Advantages of FPGA‑Based Phase Modulation

  • Reconfigurability: Modulation parameters (frequency, phase offset, symbol mapping) can be updated on‑the‑fly, enabling multi‑mode transmitters and adaptive modulation for cognitive radio.
  • High Speed: FPGAs can process data at sample rates exceeding 1 GSPS, supporting wideband PM for radar and high‑data‑rate satellite downlinks.
  • Parallel Processing: Multiple PM channels can be implemented concurrently, enabling multi‑antenna systems (MIMO) or phased‑array beamforming.
  • Low Latency: Pipelined architectures produce deterministic output latency, critical for real‑time control loops in closed‑loop communication.
  • Power Efficiency: Compared to general‑purpose processors, FPGAs offer lower power per Giga‑operation, especially when using hardened DSP slices instead of soft logic.

Challenges and Solutions

Phase Accuracy and Jitter

Accumulator bit width directly impacts phase resolution. For example, a 32‑bit accumulator provides a frequency resolution of fclk/232, but the NCO will only use the top 12–16 bits. The discarded lower bits cause quantization phase jitter. To mitigate, use dithering or a first‑order noise shaping loop that pushes quantization noise out of the signal band. Alternatively, employ a phase‑to‑amplitude conversion with linear interpolation to reduce residual spurs.

Timing Closure at High Speeds

As the clock frequency approaches 500 MHz or higher, the accumulator and NCO pipeline depth must be increased to meet register‑to‑register timing. Insert extra pipeline stages (registered addition) and use multi‑cycle paths for the control logic. Vendor synthesis tools can retime automatically, but manual floorplanning of the DAC interface registers is often required.

Resource Utilization

A large lookup table (e.g., 16‑bit address for 65,536 entries) consumes significant block RAM. Use quadrant symmetry to reduce the table to 2M‑2 entries. For higher performance, consider the CORDIC algorithm, which uses only add and shift operations, scaling with bits of precision rather than memory footprint. Store the CORDIC angles in distributed ROM or compute them with a state machine.

Power Supply Noise and Ground Bounce

Switching activity in the FPGA output buffers to the DAC can inject noise into the analog output. Use separate supply domains for digital and analog sections, place decoupling capacitors near the DAC pins, and employ differential signaling for the data bus.

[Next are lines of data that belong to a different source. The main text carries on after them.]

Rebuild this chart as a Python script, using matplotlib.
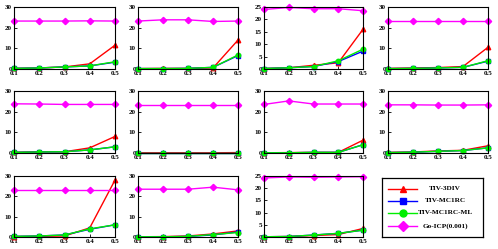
import matplotlib
matplotlib.use("Agg")
import matplotlib.pyplot as plt

x = [0.1, 0.2, 0.3, 0.4, 0.5]
xticklabels = ["0.1", "0.2", "0.3", "0.4", "0.5"]
series_names = ["TIV-3DIV", "TIV-MC1RC", "TIV-MC1RC-ML", "Go-ICP(0.001)"]

red = [
    [0.3, 0.5, 1.0, 2.5, 11.5],
    [0.2, 0.3, 0.3, 0.5, 14.0],
    [0.2, 0.5, 1.5, 2.5, 16.0],
    [0.3, 0.5, 0.7, 1.2, 10.5],
    [0.3, 0.6, 0.6, 2.5, 8.0],
    [0.1, 0.1, 0.1, 0.1, 0.2],
    [0.1, 0.2, 0.3, 0.3, 6.2],
    [0.3, 0.5, 1.0, 1.3, 3.5],
    [0.2, 0.3, 0.5, 4.5, 28.0],
    [0.1, 0.2, 0.5, 1.5, 3.0],
    [0.1, 0.2, 0.6, 1.0, 3.5],
]
blue = [
    [0.3, 0.5, 1.0, 1.5, 3.3],
    [0.2, 0.2, 0.3, 0.8, 6.5],
    [0.2, 0.5, 1.0, 3.0, 7.2],
    [0.2, 0.3, 0.5, 0.8, 3.8],
    [0.3, 0.5, 0.6, 1.5, 3.0],
    [0.1, 0.1, 0.1, 0.1, 0.1],
    [0.1, 0.1, 0.3, 0.3, 4.0],
    [0.2, 0.4, 0.8, 1.2, 2.5],
    [0.3, 0.5, 1.0, 3.8, 6.0],
    [0.1, 0.1, 0.3, 1.0, 2.5],
    [0.1, 0.2, 0.8, 1.5, 2.8],
]
green = [
    [0.3, 0.5, 1.0, 1.5, 3.5],
    [0.2, 0.2, 0.3, 0.8, 6.8],
    [0.2, 0.5, 1.0, 3.3, 8.0],
    [0.2, 0.3, 0.5, 0.8, 4.0],
    [0.3, 0.5, 0.6, 1.5, 3.0],
    [0.1, 0.1, 0.1, 0.1, 0.1],
    [0.1, 0.1, 0.3, 0.3, 4.0],
    [0.2, 0.4, 0.8, 1.2, 2.5],
    [0.3, 0.5, 1.0, 4.0, 6.0],
    [0.1, 0.1, 0.3, 1.2, 2.2],
    [0.1, 0.2, 0.8, 1.5, 2.8],
]
magenta = [
    [23.2, 23.2, 23.2, 23.3, 23.2],
    [23.2, 23.8, 23.8, 23.0, 23.2],
    [24.0, 24.8, 24.3, 24.3, 23.5],
    [23.3, 23.3, 23.3, 23.3, 23.3],
    [23.8, 23.7, 23.5, 23.5, 23.5],
    [23.0, 23.0, 23.0, 23.0, 23.0],
    [23.5, 25.2, 23.7, 23.7, 23.7],
    [23.3, 23.3, 23.2, 23.2, 23.3],
    [23.2, 23.2, 23.2, 23.2, 23.2],
    [23.5, 23.5, 23.5, 24.5, 23.2],
    [24.2, 24.6, 24.5, 24.6, 24.7],
]
ymax = [30, 30, 25, 30, 30, 30, 30, 30, 30, 30, 25]

plt.rcParams['font.family'] = ['Liberation Serif', 'DejaVu Serif']
fig = plt.figure(figsize=(4.98, 2.49), dpi=100)
W, H = 498.0, 249.0
lefts = [14, 138, 264, 388]
widths = [101, 100, 99, 100]
tops = [7, 91, 176]
bottoms = [69, 153, 237]

styles = [
    ("red", "^"), ("blue", "s"), ("#00ee00", "o"), ("magenta", "D")
]

for i in range(11):
    r, c = divmod(i, 4)
    ax = fig.add_axes([lefts[c] / W, 1 - bottoms[r] / H, widths[c] / W, (bottoms[r] - tops[r]) / H])
    for data, (col, mk), name in zip([red[i], blue[i], green[i], magenta[i]], styles, series_names):
        ax.plot(x, data, color=col, marker=mk, markersize=3.2, linewidth=1.0, clip_on=False, label=name)
    ax.set_xlim(0.1, 0.5)
    ax.set_ylim(0, ymax[i])
    ax.set_xticks(x)
    ax.set_xticklabels(xticklabels)
    if ymax[i] == 25:
        ax.set_yticks([0, 5, 10, 15, 20, 25])
    else:
        ax.set_yticks([0, 10, 20, 30])
    ax.tick_params(direction='in', length=2, width=0.6, labelsize=5, pad=1.5)
    for lbl in ax.get_xticklabels() + ax.get_yticklabels():
        lbl.set_fontweight('bold')
    for s in ax.spines.values():
        s.set_linewidth(0.8)

# custom legend box (centered labels, as in the reference)
lax = fig.add_axes([382 / W, 1 - 237 / H, 101 / W, 59 / H])
lax.set_xlim(0, 101)
lax.set_ylim(59, 0)
lax.set_xticks([])
lax.set_yticks([])
for s in lax.spines.values():
    s.set_linewidth(0.9)
row_y = [11, 23, 35, 48]
for (col, mk), name, yy in zip(styles, series_names, row_y):
    lax.plot([6, 35], [yy, yy], color=col, linewidth=1.0)
    lax.plot([20.5], [yy], color=col, marker=mk, markersize=5)
    lax.text(63, yy, name, ha='center', va='center', fontsize=5.2, fontweight='bold')

fig.savefig("out.png", dpi=100)
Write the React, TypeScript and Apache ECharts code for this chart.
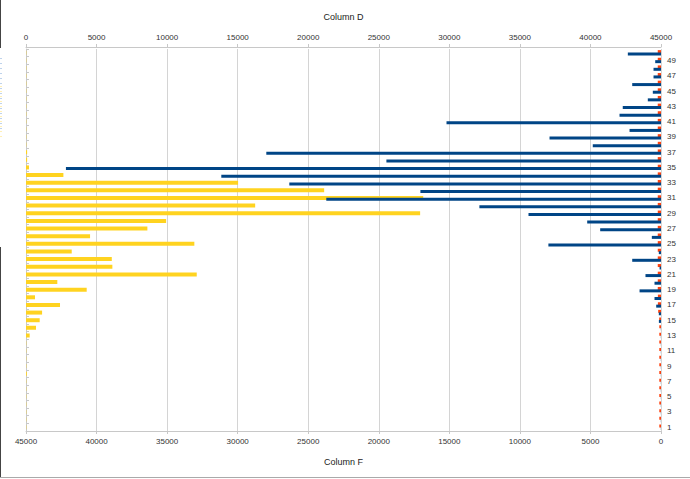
import React, { useEffect, useRef } from "react";
import * as echarts from "echarts";

const categories = [
  "1", "2", "3", "4", "5", "6", "7", "8", "9", "10",
  "11", "12", "13", "14", "15", "16", "17", "18", "19", "20",
  "21", "22", "23", "24", "25", "26", "27", "28", "29", "30",
  "31", "32", "33", "34", "35", "36", "37", "38", "39", "40",
  "41", "42", "43", "44", "45", "46", "47", "48", "49", "50",
];

// Column D (top axis, yellow)
const columnD = [
  20, 20, 20, 20, 20, 20, 20, 60, 20, 20,
  20, 20, 260, 710, 970, 1140, 2410, 640, 4300, 2220,
  12100, 6120, 6080, 3240, 11930, 4540, 8600, 9930, 27930, 16240,
  28150, 21130, 15030, 2650, 210, 80, 80, 20, 20, 20,
  20, 20, 20, 20, 20, 20, 20, 20, 20, 20,
];

// Column F (bottom axis, blue)
const columnF = [
  10, 10, 10, 10, 10, 10, 10, 10, 10, 10,
  10, 10, 10, 10, 150, 155, 340, 460, 1520, 460,
  1100, 100, 2040, 155, 7980, 650, 4310, 5230, 9390, 12870,
  23720, 17050, 26340, 31160, 42170, 19460, 27970, 4835, 7900, 2230,
  15200, 2940, 2710, 935, 580, 2040, 530, 530, 410, 2350,
];

// Column E (bottom axis, red)
const columnE = [
  120, 120, 120, 120, 120, 120, 120, 120, 120, 120,
  120, 120, 120, 120, 130, 200, 220, 220, 230, 230,
  230, 230, 230, 230, 230, 230, 230, 230, 230, 230,
  230, 230, 230, 230, 230, 230, 230, 230, 230, 230,
  230, 230, 230, 230, 230, 230, 230, 230, 230, 230,
];

const FONT = "'Liberation Sans', Arial, sans-serif";

export default function App() {
  const ref = useRef<HTMLDivElement>(null);
  useEffect(() => {
    if (!ref.current) return;
    const chart = echarts.init(ref.current, undefined, { renderer: "svg" });
    const axisLabel = {
      color: "#333",
      fontSize: 8,
      fontFamily: FONT,
      formatter: (v: number | string) => String(v),
    };
    chart.setOption({
      animation: false,
      backgroundColor: "#fff",
      grid: { left: 26, right: 29, top: 49, bottom: 48, containLabel: false },
      xAxis: [
        {
          type: "value",
          position: "top",
          offset: 2,
          min: 0,
          max: 45000,
          interval: 5000,
          name: "Column D",
          nameLocation: "middle",
          nameGap: 26,
          nameTextStyle: { color: "#222", fontSize: 9, fontFamily: FONT },
          axisLine: { show: true, lineStyle: { color: "#c8c8c8" } },
          axisTick: { show: true, length: 3, lineStyle: { color: "#c8c8c8" } },
          axisLabel: { ...axisLabel, margin: 6 },
          splitLine: { show: true, lineStyle: { color: "#d4d4d4" } },
        },
        {
          type: "value",
          position: "bottom",
          inverse: true,
          min: 0,
          max: 45000,
          interval: 5000,
          name: "Column F",
          nameLocation: "middle",
          nameGap: 26,
          nameTextStyle: { color: "#222", fontSize: 9, fontFamily: FONT },
          axisLine: { show: true, lineStyle: { color: "#c8c8c8" } },
          axisTick: { show: true, length: 3, lineStyle: { color: "#c8c8c8" } },
          axisLabel: { ...axisLabel, margin: 6 },
          splitLine: { show: false },
        },
      ],
      yAxis: [
        {
          type: "category",
          position: "right",
          data: categories,
          axisLine: { show: true, lineStyle: { color: "#c8c8c8" } },
          axisTick: { show: true, length: 3, interval: 0, lineStyle: { color: "#c8c8c8" } },
          axisLabel: { color: "#333", fontSize: 8, fontFamily: FONT, interval: 1, margin: 6 },
          splitLine: { show: false },
        },
        {
          type: "category",
          position: "right",
          data: categories,
          show: false,
        },
      ],
      series: [
        {
          name: "Column D",
          type: "bar",
          xAxisIndex: 0,
          yAxisIndex: 0,
          data: columnD,
          barWidth: 4,
          itemStyle: { color: "#ffd320" },
        },
        {
          name: "Column E",
          type: "bar",
          xAxisIndex: 1,
          yAxisIndex: 1,
          data: columnE,
          barWidth: 3,
          barGap: "-20%",
          itemStyle: { color: "#ff420e" },
        },
        {
          name: "Column F",
          type: "bar",
          xAxisIndex: 1,
          yAxisIndex: 1,
          data: columnF,
          barWidth: 3,
          barGap: "-20%",
          itemStyle: { color: "#004586" },
        },
      ],
      graphic: [
        { type: "line", shape: { x1: 0.5, y1: 0, x2: 0.5, y2: 48 }, style: { stroke: "#444", lineWidth: 1 } },
        { type: "line", shape: { x1: 0.5, y1: 247, x2: 0.5, y2: 478 }, style: { stroke: "#444", lineWidth: 1 } },
        { type: "line", shape: { x1: 0, y1: 477.5, x2: 690, y2: 477.5 }, style: { stroke: "#aaa", lineWidth: 1 } },
        { type: "line", shape: { x1: 1, y1: 58, x2: 1, y2: 133 }, style: { stroke: "#7fa6d8", lineWidth: 1, lineDash: [1, 4] } },
        { type: "line", shape: { x1: 1, y1: 86, x2: 1, y2: 137 }, style: { stroke: "#ffe070", lineWidth: 1, lineDash: [1, 4] } },
      ],
    });
    return () => chart.dispose();
  }, []);
  return <div ref={ref} style={{ width: 690, height: 479, position: "absolute", left: 0, top: 0 }} />;
}
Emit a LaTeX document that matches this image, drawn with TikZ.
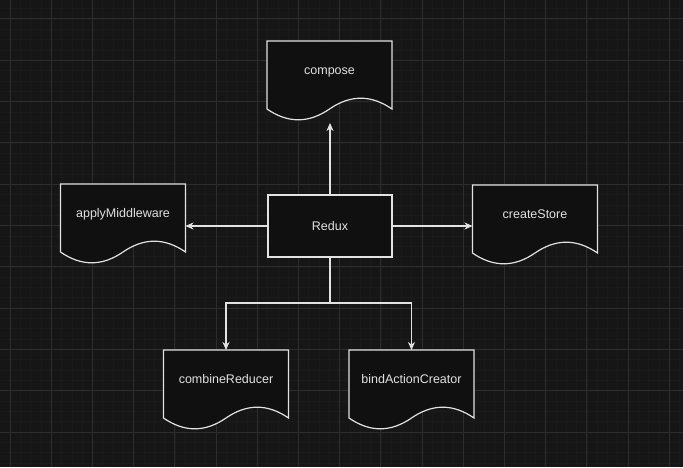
\documentclass[tikz,border=0pt]{standalone}
\usepackage{fontspec}
\setmainfont{Liberation Sans}
\usetikzlibrary{arrows.meta,backgrounds,calc}
\definecolor{canvas}{RGB}{22,22,23}
\definecolor{gridmajor}{RGB}{45,45,46}
\definecolor{gridminor}{RGB}{26,26,27}
\definecolor{boxfill}{RGB}{16,16,16}
\definecolor{ink}{RGB}{226,226,226}

\begin{document}
\begin{tikzpicture}[x=1pt, y=1pt,
    docbox/.style={minimum width=125pt, minimum height=80pt, inner sep=0pt, outer sep=0pt,
      text height=9pt, text depth=22pt, text=ink, font=\fontsize{12.5}{14}\selectfont},
    mainbox/.style={draw=ink, fill=boxfill, line width=1.2pt, minimum width=124pt, minimum height=62pt,
      inner sep=0pt, outer sep=0pt, text=ink, font=\fontsize{12.5}{14}\selectfont},
    docline/.style={draw=ink, fill=boxfill, line width=1.2pt},
    link/.style={draw=ink, line width=1.2pt, -{Stealth[length=8pt, width=7pt, inset=2.5pt]}}]
  \useasboundingbox (0,0) rectangle (683,467);
  \begin{scope}[on background layer]
    \fill[canvas] (0,0) rectangle (683,467);
    \foreach \i in {-1,...,66}
      \draw[gridminor, line width=0.6pt] ({10+10.3*\i},0) -- ({10+10.3*\i},467);
    \foreach \i in {-1,...,44}
      \draw[gridminor, line width=0.6pt] (0,{448-10.325*\i}) -- (683,{448-10.325*\i});
    \foreach \i in {0,...,16}
      \draw[gridmajor, line width=1pt] ({10+41.2*\i},0) -- ({10+41.2*\i},467);
    \foreach \i in {0,...,10}
      \draw[gridmajor, line width=1pt] (0,{448-41.3*\i}) -- (683,{448-41.3*\i});
  \end{scope}

  % nodes
  \node[mainbox] (redux) at (330,241) {Redux};
  \node[docbox] (compose) at (329.5,386) {compose};
  \node[docbox] (apply) at (123,243) {applyMiddleware};
  \node[docbox] (create) at (535,242) {createStore};
  \node[docbox] (combine) at (226,77) {combineReducer};
  \node[docbox] (bind) at (411.5,77) {bindActionCreator};

  % document outlines
  \begin{scope}[on background layer]
    \foreach \n in {compose,apply,create,combine,bind}
      \draw[docline, shift={(\n.south west)}] (0,80) -- (125,80) -- (125,12)
        .. controls (104.2,26.4) and (83.3,26.4) .. (62.5,12)
        .. controls (41.7,-2.4) and (20.8,-2.4) .. (0,12) -- cycle;
  \end{scope}

  % connectors
  \coordinate (fork) at ($(redux.south)+(0,-46)$);
  \draw[link, shorten >=2pt] (redux.north) -- (redux.north |- compose.south);
  \draw[link] (redux.west) -- (redux.west -| apply.east);
  \draw[link] (redux.east) -- (redux.east -| create.west);
  \draw[link] (redux.south) -- (fork) -| (combine.north);
  \draw[link] (fork) -| (bind.north);
\end{tikzpicture}
\end{document}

Some FPGA families include integrated high‑speed transceivers that already have impedance‑matched output stages, simplifying board layout.

Testing and Verification

Simulation is the first line of verification. A co‑simulation approach using ModelSim or Vivado Simulator with an FFT testbench can validate the spectral purity. Extract the output vector and compare it against a golden MATLAB/Octave reference. For hardware, loop the modulated signal through a downconverter and an ADC back into the FPGA, implementing a simple demodulator to measure bit error rate (BER). A BER of 10‑6 at the theoretical SNR is the target for BPSK.

To measure EVM, capture a constellation diagram via a vector signal analyzer. FPGA‑generated PM signals should achieve EVM below 2% for QPSK and below 1% for BPSK when the analog path is clean. An external calibration using a known test pattern helps isolate FPGA‑induced artifacts from analog imperfections.

Applications

  • Software‑Defined Radio (SDR): FPGA‑based PM enables flexible waveform generation for AM/SSB/PSK modes, reconfigurable over the air.
  • Satellite Communications: Constant envelope PM is ideal for traveling‑wave tube amplifiers (TWTAs) used in deep‑space and commercial satellites.
  • Radar Systems: Phase‑coded waveforms (e.g., Barker codes, polyphase codes) are used for pulse compression—FPGAs can generate these codes at ultra‑high speeds.
  • Wireless Infrastructure: 5G base stations use QPSK and 16‑QAM (a combination of PM and AM) for control channels; FPGAs handle the modulation in the digital front‑end.
  • Optical Communications: Coherent optical transceivers often employ differential phase shift keying (DPSK), implemented on FPGA‑based digital signal processors.

As FPGA gate densities and analog integration increase, we will see higher order rectangular QAM (64‑QAM, 256‑QAM) implemented entirely on programmable logic. The trend towards Direct RF sampling means that DACs and ADCs will be directly interfaced to FPGAs without analog mixing, requiring the FPGA to generate PM signals at baseband or intermediate frequency with greater precision. Machine learning techniques are being explored to adapt modulation parameters on‑the‑fly, optimizing for channel conditions. Additionally, the new generation of FPGA‑SoCs combine ARM processors with programmable logic, enabling sophisticated control and error correction coding alongside the PM modulator in a single chip.

Conclusion

Implementing phase modulation in FPGA‑based communication systems delivers exceptional flexibility, speed, and reliability for a wide range of applications. By carefully designing the phase accumulator, NCO, and DAC interface, engineers can build robust transmitters that maintain the constant envelope advantages of PM while meeting stringent real‑time requirements. Although challenges such as phase jitter and timing closure exist, modern FPGA tools and IP cores provide efficient solutions. As the demand for agile, high‑throughput communications grows, FPGA‑PM implementations will continue to be a cornerstone of next‑generation radio and satellite systems.